**Aim:**
Identify the lines that include the word "this", then copy all of them.

**Data entries:**
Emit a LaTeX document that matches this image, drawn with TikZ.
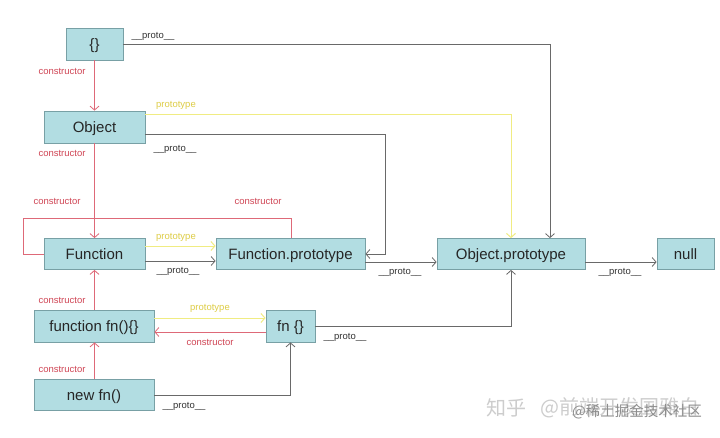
\documentclass[tikz,border=0pt]{standalone}
\usepackage{fontspec}
\setmainfont{Liberation Sans}
\newfontfamily\cjk{Noto Sans CJK SC}
\usetikzlibrary{arrows.meta}
\definecolor{boxfill}{RGB}{178,221,226}
\definecolor{boxdraw}{RGB}{120,160,165}
\definecolor{redl}{RGB}{222,105,120}
\definecolor{redt}{RGB}{208,70,85}
\definecolor{yell}{RGB}{240,236,130}
\definecolor{yelt}{RGB}{222,205,70}
\definecolor{grayl}{RGB}{105,105,105}
\definecolor{wm}{RGB}{205,205,205}
\tikzset{
  box/.style={draw=boxdraw, fill=boxfill, line width=0.8pt, inner sep=0pt, text height=11pt, text depth=0pt, font=\fontsize{15}{18}\selectfont, text=black!85},
  arr/.style={-{Straight Barb[length=4pt,width=9pt]}, line width=0.8pt},
  redc/.style={arr, draw=redl},
  yelc/.style={arr, draw=yell, line width=1pt},
  grac/.style={arr, draw=grayl},
  lbl/.style={font=\fontsize{9.5}{11}\selectfont, inner sep=0pt},
  lred/.style={lbl, text=redt},
  lyel/.style={lbl, text=yelt},
  lgra/.style={lbl, text=black!80},
}
\begin{document}
\begin{tikzpicture}[x=1pt,y=-1pt]
\useasboundingbox (0,0) rectangle (720,437);
\fill[white] (0,0) rectangle (720,437);
% nodes
\node[box, minimum width=57pt, minimum height=32pt] (e) at (94.5,44) {\{\}};
\node[box, minimum width=101pt, minimum height=32pt] (ob) at (94.5,127) {Object};
\node[box, minimum width=101pt, minimum height=31pt] (F) at (94.5,254) {Function};
\node[box, minimum width=149pt, minimum height=31pt] (fp) at (290.5,254) {Function.prototype};
\node[box, minimum width=148pt, minimum height=31pt] (op) at (511,254) {Object.prototype};
\node[box, minimum width=57pt, minimum height=31pt] (nl) at (685.5,254) {null};
\node[box, minimum width=120pt, minimum height=32pt] (ff) at (94,326) {function fn()\{\}};
\node[box, minimum width=49pt, minimum height=32pt] (fo) at (290.5,326) {fn \{\}};
\node[box, minimum width=120pt, minimum height=31pt] (nf) at (94,394.5) {new fn()};
% connectors
\draw[grac] (e.east) -| ([xshift=39pt]op.north);
\draw[redc] (e.south) -- (ob.north);
\draw[yelc] (ob.east |- 0,114) -| (op.north);
\draw[grac] (ob.east |- 0,134) -| (385,254) -- (fp.east);
\draw[redc] (ob.south) -- (F.north);
\draw[draw=redl, line width=0.8pt] (fp.north -| 291,0) |- (23,218) |- (F.west);
\draw[yelc] (F.east |- 0,246) -- (fp.west |- 0,246);
\draw[grac] (F.east |- 0,261) -- (fp.west |- 0,261);
\draw[grac] (fp.east |- 0,262) -- (op.west |- 0,262);
\draw[grac] (op.east |- 0,262) -- (nl.west |- 0,262);
\draw[redc] (ff.north -| F.south) -- (F.south);
\draw[yelc] (ff.east |- 0,318) -- (fo.west |- 0,318);
\draw[redc] (fo.west |- 0,332) -- (ff.east |- 0,332);
\draw[grac] (fo.east |- 0,326) -| (op.south);
\draw[redc] (nf.north -| F.south) -- (ff.south -| F.south);
\draw[grac] (nf.east |- 0,395) -| (fo.south);
% labels
\node[lgra] (l1) at (153,36) {\_\_proto\_\_};
\node[lred] (l2) at (62,71) {constructor};
\node[lyel] (l3) at (176,105) {prototype};
\node[lgra] (l4) at (175,149) {\_\_proto\_\_};
\node[lred] (l5) at (62,153) {constructor};
\node[lred] (l6) at (57,201) {constructor};
\node[lred] (l7) at (258,201) {constructor};
\node[lyel] (l8) at (176,237) {prototype};
\node[lgra] (l9) at (178,271) {\_\_proto\_\_};
\node[lgra] (l10) at (400,272) {\_\_proto\_\_};
\node[lgra] (l11) at (620,272) {\_\_proto\_\_};
\node[lred] (l12) at (62,300) {constructor};
\node[lyel] (l13) at (210,308) {prototype};
\node[lred] (l14) at (210,342) {constructor};
\node[lgra] (l15) at (345,337) {\_\_proto\_\_};
\node[lred] (l16) at (62,369) {constructor};
\node[lgra] (l17) at (184,406) {\_\_proto\_\_};
% watermark
\node[anchor=west, inner sep=0pt, text=wm, font=\cjk\fontsize{20}{22}\selectfont] (w0) at (486,408) {知乎};
\node[anchor=west, inner sep=0pt, text=wm, font=\cjk\fontsize{20}{22}\selectfont] (w1) at (540,408) {@前端开发国雅白};
\node[anchor=west, inner sep=0pt, text=black!45, font=\cjk\fontsize{14.5}{16}\selectfont] (w2) at (572,412) {@稀土掘金技术社区};
\end{tikzpicture}
\end{document}
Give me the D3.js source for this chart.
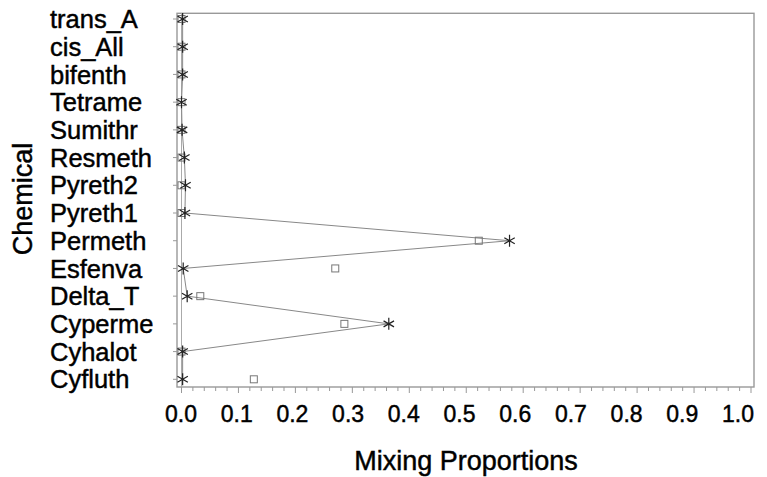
<!DOCTYPE html>
<html>
<head>
<meta charset="utf-8">
<script src="https://cdn.jsdelivr.net/npm/d3@7"></script>
<style>
  body { margin: 0; background: #fff; }
  text { font-family: "Liberation Sans", Arial, sans-serif; fill: #000; stroke: #000; stroke-width: 0.45px; }
</style>
</head>
<body>
<div id="chart"></div>
<script>
// chemicals, top to bottom
const chemicals = ["trans_A", "cis_All", "bifenth", "Tetrame", "Sumithr", "Resmeth", "Pyreth2",
  "Pyreth1", "Permeth", "Esfenva", "Delta_T", "Cyperme", "Cyhalot", "Cyfluth"];
// star series (connected)
const starVals = [0.002, 0.002, 0.002, 0.0, 0.001, 0.005, 0.007,
  0.006, 0.576, 0.003, 0.010, 0.364, 0.002, 0.002];
// square series
const squareVals = [0.0, 0.0, 0.0, 0.0, 0.0, 0.0, 0.0,
  0.0, 0.522, 0.270, 0.033, 0.286, 0.0, 0.127];
const xTicks = [0, 0.1, 0.2, 0.3, 0.4, 0.5, 0.6, 0.7, 0.8, 0.9, 1.0];

let W = 767, H = 477;
let svg = d3.select("#chart").append("svg")
  .attr("width", W).attr("height", H);

let box = {left: 177, right: 754, top: 13.3, bottom: 387};

let x = d3.scaleLinear().domain([0, 1]).range([181.5, 751]);
// tick labels sit a little tighter than the ticks themselves
let xLab = d3.scaleLinear().domain([0, 1]).range([181, 738]);
let y = d3.scalePoint().domain(chemicals).range([19, 379.3]);

// frame
svg.append("rect")
  .attr("x", box.left).attr("y", box.top)
  .attr("width", box.right - box.left).attr("height", box.bottom - box.top)
  .attr("fill", "none").attr("stroke", "#999").attr("stroke-width", 1.4);

// reference line at zero
svg.append("line")
  .attr("x1", x(0)).attr("x2", x(0))
  .attr("y1", box.top).attr("y2", box.bottom)
  .attr("stroke", "#aaa").attr("stroke-width", 1);

// x axis ticks (major + minor)
let minor = d3.range(0, 1.0001, 0.02);
svg.selectAll(".xminor").data(minor).enter().append("line")
  .attr("x1", d => x(d)).attr("x2", d => x(d))
  .attr("y1", box.bottom).attr("y2", (d, i) => box.bottom + (i % 5 == 0 ? 6 : 4))
  .attr("stroke", "#999").attr("stroke-width", 1);

svg.selectAll(".xlab").data(xTicks).enter().append("text")
  .attr("x", d => xLab(d)).attr("y", 422)
  .attr("text-anchor", "middle")
  .style("font-size", "23px")
  .text(d => d3.format(".1f")(d));

// y axis ticks and labels
svg.selectAll(".ytick").data(chemicals).enter().append("line")
  .attr("x1", box.left - 4).attr("x2", box.left)
  .attr("y1", d => y(d)).attr("y2", d => y(d))
  .attr("stroke", "#999").attr("stroke-width", 1);

svg.selectAll(".ylab").data(chemicals).enter().append("text")
  .attr("x", 50).attr("y", d => y(d))
  .attr("dy", "0.36em")
  .style("font-size", "25.5px")
  .text(d => d);

// axis titles
svg.append("text")
  .attr("x", 466).attr("y", 470)
  .attr("text-anchor", "middle")
  .style("font-size", "27px")
  .text("Mixing Proportions");

svg.append("text")
  .attr("transform", "translate(32,199) rotate(-90)")
  .attr("text-anchor", "middle")
  .style("font-size", "27px")
  .text("Chemical");

// line through stars
let line = d3.line()
  .x((d, i) => x(d))
  .y((d, i) => y(chemicals[i]));

svg.append("path")
  .datum(starVals)
  .attr("d", line)
  .attr("fill", "none")
  .attr("stroke", "#888")
  .attr("stroke-width", 1);

// squares
svg.selectAll(".sq").data(squareVals).enter().append("rect")
  .attr("x", d => x(d) - 3.5)
  .attr("y", (d, i) => y(chemicals[i]) - 3.5)
  .attr("width", 7).attr("height", 7)
  .attr("fill", "none").attr("stroke", "#777").attr("stroke-width", 1);

// stars
let r = 6;
let starPath = `M0,${-r}L0,${r}M${-r * 0.87},${-r * 0.5}L${r * 0.87},${r * 0.5}M${-r * 0.87},${r * 0.5}L${r * 0.87},${-r * 0.5}`;
svg.selectAll(".star").data(starVals).enter().append("path")
  .attr("transform", (d, i) => `translate(${x(d)},${y(chemicals[i])})`)
  .attr("d", starPath)
  .attr("fill", "none")
  .attr("stroke", "#222")
  .attr("stroke-width", 1.2);
</script>
</body>
</html>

**Reply to the task:**
Emit a LaTeX document that matches this image, drawn with TikZ.
Give me the D3.js source for this chart.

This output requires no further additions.